▶ Extracted material:
==================================================
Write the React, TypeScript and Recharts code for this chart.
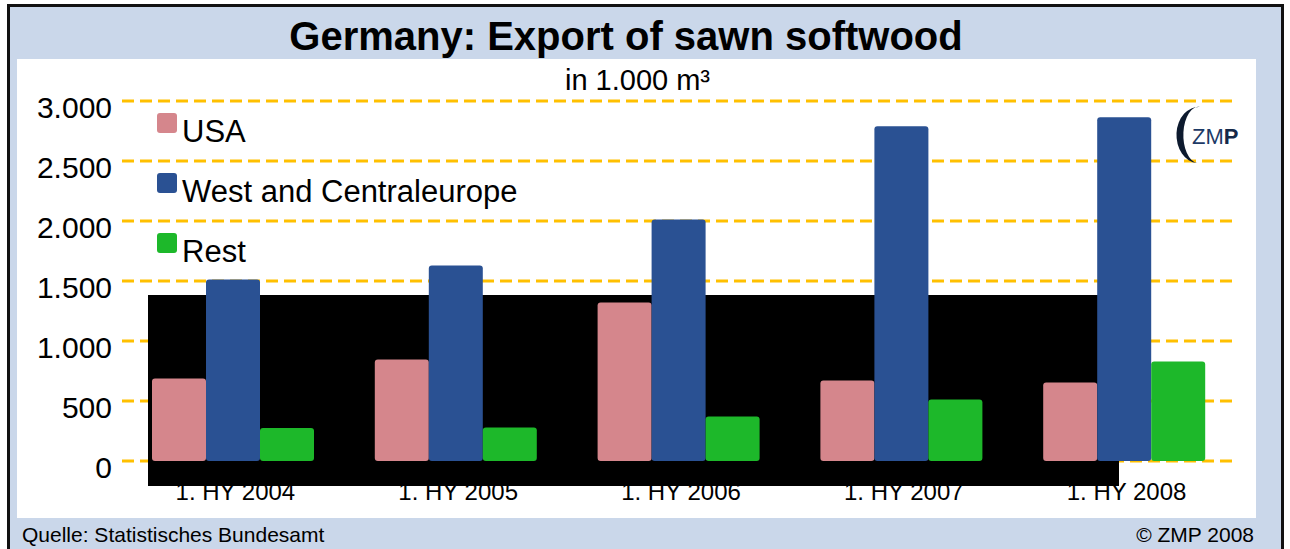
==================================================
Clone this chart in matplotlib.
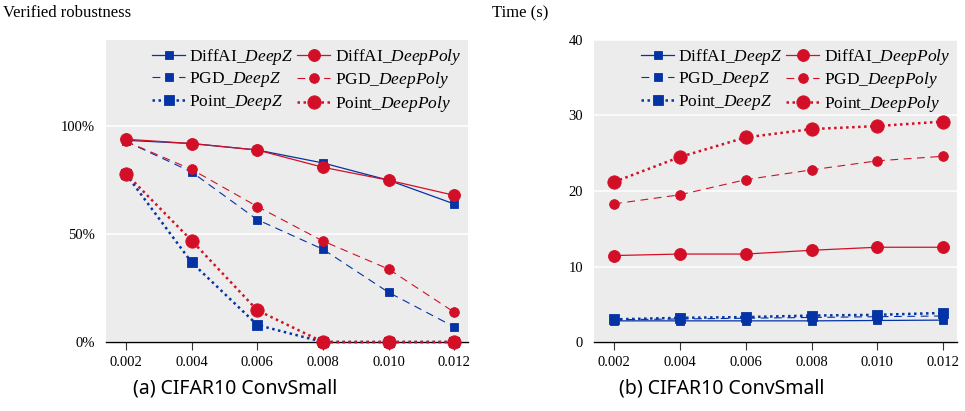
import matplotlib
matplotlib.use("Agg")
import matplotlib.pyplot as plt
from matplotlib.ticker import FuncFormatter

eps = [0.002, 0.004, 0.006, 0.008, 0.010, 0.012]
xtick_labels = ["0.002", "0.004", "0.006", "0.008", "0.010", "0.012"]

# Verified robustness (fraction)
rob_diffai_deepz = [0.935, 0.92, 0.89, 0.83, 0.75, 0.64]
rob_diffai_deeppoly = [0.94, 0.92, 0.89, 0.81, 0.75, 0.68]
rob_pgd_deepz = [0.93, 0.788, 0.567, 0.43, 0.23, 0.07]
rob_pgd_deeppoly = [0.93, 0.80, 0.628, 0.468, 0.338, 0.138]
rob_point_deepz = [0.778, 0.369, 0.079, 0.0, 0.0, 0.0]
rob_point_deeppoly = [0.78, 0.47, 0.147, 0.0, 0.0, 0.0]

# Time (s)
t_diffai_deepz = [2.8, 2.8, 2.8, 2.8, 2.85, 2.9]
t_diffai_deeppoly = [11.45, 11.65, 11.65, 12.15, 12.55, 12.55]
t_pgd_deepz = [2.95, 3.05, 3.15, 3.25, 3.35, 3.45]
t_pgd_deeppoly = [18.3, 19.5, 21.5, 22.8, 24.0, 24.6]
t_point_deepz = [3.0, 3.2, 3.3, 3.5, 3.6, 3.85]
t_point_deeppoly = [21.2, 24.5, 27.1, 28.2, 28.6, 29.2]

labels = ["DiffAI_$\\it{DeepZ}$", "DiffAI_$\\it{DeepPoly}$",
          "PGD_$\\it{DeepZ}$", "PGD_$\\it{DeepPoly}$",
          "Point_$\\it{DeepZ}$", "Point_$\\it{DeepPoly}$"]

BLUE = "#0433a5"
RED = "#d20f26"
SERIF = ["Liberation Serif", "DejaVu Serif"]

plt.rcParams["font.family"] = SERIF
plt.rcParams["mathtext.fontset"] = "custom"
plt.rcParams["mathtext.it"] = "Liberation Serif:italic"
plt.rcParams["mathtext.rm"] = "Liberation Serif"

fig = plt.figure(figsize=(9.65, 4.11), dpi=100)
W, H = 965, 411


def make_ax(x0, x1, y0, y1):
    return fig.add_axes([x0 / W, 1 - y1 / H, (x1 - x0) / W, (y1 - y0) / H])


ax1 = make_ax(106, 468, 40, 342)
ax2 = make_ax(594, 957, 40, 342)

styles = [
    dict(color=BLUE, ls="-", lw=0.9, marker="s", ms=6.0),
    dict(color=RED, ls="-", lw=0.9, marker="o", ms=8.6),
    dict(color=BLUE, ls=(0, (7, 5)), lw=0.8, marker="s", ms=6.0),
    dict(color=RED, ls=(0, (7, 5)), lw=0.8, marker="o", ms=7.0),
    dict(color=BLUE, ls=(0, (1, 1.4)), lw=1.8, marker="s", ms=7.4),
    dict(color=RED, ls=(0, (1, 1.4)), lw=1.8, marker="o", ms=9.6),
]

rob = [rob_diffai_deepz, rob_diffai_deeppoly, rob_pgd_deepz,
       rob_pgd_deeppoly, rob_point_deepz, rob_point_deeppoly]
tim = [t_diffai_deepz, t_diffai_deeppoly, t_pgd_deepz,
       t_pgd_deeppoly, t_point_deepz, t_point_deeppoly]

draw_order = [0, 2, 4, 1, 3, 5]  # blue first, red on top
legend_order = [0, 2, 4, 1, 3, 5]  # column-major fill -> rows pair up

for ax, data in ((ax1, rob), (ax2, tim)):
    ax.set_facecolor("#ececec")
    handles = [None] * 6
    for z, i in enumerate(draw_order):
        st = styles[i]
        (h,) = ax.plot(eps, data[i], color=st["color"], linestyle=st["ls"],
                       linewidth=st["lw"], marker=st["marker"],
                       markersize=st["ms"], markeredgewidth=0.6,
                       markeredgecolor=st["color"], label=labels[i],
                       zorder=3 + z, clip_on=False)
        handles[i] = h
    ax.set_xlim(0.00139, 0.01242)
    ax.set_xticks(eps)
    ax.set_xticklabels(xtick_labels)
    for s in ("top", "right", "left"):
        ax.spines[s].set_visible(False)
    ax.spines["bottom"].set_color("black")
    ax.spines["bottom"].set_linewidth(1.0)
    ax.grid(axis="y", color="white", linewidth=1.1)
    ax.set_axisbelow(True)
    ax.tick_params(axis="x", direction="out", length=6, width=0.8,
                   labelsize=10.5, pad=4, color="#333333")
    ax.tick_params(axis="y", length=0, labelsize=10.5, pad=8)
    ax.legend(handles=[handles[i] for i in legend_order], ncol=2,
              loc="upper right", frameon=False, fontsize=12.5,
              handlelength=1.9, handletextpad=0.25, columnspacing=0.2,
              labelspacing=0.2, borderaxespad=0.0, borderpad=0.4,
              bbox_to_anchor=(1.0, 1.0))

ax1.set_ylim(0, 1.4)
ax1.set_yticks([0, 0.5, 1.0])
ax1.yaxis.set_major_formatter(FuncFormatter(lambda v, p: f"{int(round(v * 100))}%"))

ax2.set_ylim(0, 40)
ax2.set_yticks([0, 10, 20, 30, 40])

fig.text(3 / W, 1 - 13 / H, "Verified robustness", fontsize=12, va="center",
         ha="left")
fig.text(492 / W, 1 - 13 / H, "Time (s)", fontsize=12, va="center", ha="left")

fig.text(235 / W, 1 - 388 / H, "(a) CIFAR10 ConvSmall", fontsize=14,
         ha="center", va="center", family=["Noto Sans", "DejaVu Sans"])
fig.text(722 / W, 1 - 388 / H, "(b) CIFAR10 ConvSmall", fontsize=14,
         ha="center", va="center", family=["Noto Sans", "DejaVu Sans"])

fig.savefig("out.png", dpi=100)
==================================================
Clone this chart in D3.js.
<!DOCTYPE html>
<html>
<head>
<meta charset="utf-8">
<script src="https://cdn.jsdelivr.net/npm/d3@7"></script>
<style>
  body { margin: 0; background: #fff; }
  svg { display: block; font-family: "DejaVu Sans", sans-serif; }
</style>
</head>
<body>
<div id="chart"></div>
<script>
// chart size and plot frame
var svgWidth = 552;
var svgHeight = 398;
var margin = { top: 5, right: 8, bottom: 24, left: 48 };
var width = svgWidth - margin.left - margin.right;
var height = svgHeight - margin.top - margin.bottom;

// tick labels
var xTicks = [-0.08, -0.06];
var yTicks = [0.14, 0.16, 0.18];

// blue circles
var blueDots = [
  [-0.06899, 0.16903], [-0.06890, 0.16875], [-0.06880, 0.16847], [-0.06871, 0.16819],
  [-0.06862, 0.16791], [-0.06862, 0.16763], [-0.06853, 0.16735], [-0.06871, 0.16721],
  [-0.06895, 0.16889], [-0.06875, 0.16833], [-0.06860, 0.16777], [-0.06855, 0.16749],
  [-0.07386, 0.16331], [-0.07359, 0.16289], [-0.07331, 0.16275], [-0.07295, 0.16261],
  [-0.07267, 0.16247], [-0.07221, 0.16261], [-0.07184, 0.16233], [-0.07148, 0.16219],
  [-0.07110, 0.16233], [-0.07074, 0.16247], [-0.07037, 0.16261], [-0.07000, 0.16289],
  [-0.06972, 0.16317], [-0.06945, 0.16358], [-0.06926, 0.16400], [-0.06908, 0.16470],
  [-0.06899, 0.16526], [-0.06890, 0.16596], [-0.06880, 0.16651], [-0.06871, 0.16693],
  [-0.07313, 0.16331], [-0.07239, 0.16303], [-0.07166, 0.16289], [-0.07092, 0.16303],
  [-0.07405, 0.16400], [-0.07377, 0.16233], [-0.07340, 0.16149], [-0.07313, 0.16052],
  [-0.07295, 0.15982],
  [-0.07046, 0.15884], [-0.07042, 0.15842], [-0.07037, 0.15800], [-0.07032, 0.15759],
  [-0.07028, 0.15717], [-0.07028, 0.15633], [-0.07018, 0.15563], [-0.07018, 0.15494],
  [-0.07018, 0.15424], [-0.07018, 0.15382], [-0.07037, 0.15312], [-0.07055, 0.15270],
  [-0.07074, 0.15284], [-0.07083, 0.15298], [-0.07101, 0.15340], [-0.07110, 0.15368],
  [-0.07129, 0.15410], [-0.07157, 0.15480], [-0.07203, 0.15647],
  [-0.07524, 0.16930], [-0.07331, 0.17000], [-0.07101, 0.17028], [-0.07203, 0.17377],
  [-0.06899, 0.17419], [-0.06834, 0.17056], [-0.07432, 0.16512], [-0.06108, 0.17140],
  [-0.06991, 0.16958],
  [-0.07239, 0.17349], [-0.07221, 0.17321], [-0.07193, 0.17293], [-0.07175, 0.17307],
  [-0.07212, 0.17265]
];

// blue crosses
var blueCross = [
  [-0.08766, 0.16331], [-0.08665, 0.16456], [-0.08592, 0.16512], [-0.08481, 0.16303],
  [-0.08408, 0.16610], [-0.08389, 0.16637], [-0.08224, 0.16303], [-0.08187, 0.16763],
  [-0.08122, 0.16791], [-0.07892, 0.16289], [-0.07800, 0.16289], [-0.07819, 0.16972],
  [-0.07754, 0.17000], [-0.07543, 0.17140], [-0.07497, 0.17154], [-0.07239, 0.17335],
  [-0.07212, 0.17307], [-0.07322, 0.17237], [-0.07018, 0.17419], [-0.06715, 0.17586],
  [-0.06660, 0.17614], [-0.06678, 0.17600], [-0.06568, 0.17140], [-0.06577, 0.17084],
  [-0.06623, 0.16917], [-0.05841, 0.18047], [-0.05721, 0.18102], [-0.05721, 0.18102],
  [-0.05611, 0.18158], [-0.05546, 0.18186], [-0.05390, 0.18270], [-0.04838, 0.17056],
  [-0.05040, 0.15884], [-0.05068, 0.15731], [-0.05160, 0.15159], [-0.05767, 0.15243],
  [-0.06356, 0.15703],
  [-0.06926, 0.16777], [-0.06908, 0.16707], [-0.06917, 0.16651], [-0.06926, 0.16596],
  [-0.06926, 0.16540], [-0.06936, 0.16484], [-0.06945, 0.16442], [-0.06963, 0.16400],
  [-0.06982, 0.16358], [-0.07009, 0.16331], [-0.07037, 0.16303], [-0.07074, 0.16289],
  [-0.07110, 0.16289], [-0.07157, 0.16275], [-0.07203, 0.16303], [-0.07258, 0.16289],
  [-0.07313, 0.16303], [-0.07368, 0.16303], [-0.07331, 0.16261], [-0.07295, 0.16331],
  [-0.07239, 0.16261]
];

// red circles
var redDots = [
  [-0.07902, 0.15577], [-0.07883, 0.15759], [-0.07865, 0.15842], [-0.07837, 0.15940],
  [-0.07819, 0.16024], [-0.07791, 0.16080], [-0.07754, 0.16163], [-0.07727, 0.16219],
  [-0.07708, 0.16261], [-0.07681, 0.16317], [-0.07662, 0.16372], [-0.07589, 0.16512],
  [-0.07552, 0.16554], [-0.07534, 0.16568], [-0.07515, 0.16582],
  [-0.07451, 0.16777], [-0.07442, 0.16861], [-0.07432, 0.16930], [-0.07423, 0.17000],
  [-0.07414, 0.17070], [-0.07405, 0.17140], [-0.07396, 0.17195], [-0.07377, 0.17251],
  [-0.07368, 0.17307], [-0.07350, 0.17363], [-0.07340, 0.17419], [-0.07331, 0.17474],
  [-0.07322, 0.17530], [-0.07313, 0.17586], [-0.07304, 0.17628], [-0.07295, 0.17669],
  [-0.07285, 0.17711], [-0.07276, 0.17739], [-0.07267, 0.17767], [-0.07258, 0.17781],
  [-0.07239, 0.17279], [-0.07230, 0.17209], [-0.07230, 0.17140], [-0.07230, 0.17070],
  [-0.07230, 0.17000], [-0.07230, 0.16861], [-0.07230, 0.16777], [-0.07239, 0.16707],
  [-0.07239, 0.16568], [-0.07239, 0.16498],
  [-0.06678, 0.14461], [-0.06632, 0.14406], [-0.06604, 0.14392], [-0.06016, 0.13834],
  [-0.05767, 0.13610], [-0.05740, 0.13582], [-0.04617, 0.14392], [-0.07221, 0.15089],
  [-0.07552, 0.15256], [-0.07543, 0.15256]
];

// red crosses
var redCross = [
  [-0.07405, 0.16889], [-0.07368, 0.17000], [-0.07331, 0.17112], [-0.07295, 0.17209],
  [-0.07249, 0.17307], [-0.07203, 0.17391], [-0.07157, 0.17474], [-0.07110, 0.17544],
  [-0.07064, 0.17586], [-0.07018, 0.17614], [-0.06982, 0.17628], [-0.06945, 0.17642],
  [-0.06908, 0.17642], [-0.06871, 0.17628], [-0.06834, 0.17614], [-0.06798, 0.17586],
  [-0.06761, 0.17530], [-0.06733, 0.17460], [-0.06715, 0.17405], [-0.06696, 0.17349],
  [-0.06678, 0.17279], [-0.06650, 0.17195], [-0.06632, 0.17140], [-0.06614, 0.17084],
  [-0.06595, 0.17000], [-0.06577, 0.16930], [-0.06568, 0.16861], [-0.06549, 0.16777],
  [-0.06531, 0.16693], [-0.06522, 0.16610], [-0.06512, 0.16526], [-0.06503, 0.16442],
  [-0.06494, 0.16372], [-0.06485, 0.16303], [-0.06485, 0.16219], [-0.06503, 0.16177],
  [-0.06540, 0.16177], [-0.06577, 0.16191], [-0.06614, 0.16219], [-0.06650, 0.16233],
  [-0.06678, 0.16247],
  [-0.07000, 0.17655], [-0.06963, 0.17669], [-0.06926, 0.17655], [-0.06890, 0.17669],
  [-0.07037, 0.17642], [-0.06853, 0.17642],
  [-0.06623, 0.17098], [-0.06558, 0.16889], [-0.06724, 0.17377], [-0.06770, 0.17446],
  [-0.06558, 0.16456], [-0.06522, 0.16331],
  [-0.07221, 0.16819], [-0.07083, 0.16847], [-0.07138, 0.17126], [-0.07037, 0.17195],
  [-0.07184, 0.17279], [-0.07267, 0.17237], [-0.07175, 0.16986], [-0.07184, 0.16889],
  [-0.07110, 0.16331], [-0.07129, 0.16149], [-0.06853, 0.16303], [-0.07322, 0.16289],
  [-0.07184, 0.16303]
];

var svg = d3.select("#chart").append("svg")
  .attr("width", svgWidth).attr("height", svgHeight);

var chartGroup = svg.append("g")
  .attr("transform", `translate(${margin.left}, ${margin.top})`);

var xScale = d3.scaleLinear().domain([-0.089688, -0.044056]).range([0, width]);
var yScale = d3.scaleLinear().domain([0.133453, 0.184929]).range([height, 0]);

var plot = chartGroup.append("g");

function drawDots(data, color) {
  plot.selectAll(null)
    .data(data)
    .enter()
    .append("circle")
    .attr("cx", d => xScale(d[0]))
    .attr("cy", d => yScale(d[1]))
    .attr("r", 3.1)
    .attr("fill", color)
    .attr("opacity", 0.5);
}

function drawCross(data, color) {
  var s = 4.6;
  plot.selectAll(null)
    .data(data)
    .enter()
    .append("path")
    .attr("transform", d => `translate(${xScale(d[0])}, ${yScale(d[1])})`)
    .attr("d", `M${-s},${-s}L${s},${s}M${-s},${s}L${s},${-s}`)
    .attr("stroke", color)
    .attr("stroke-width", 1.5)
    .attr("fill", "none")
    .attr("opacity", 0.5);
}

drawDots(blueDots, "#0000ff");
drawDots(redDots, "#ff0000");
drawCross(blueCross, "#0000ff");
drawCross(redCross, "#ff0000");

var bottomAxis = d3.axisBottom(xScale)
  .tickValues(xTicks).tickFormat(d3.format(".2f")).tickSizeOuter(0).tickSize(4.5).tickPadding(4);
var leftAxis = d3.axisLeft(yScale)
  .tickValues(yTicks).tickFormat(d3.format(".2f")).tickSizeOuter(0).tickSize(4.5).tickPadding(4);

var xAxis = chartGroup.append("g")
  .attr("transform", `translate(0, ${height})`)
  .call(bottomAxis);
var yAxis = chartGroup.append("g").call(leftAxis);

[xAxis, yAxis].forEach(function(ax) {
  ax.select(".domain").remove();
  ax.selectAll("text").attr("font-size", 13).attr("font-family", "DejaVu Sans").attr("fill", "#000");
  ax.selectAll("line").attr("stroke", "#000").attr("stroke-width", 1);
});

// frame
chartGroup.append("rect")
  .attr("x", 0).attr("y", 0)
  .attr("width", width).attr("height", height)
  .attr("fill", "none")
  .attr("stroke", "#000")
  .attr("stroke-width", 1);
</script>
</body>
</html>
==================================================
▶ Prompt:
Using the listing above, locate the lines that hold "this" and copy each one.

▶ Reply:
Write the React, TypeScript and Recharts code for this chart.
Clone this chart in matplotlib.
Clone this chart in D3.js.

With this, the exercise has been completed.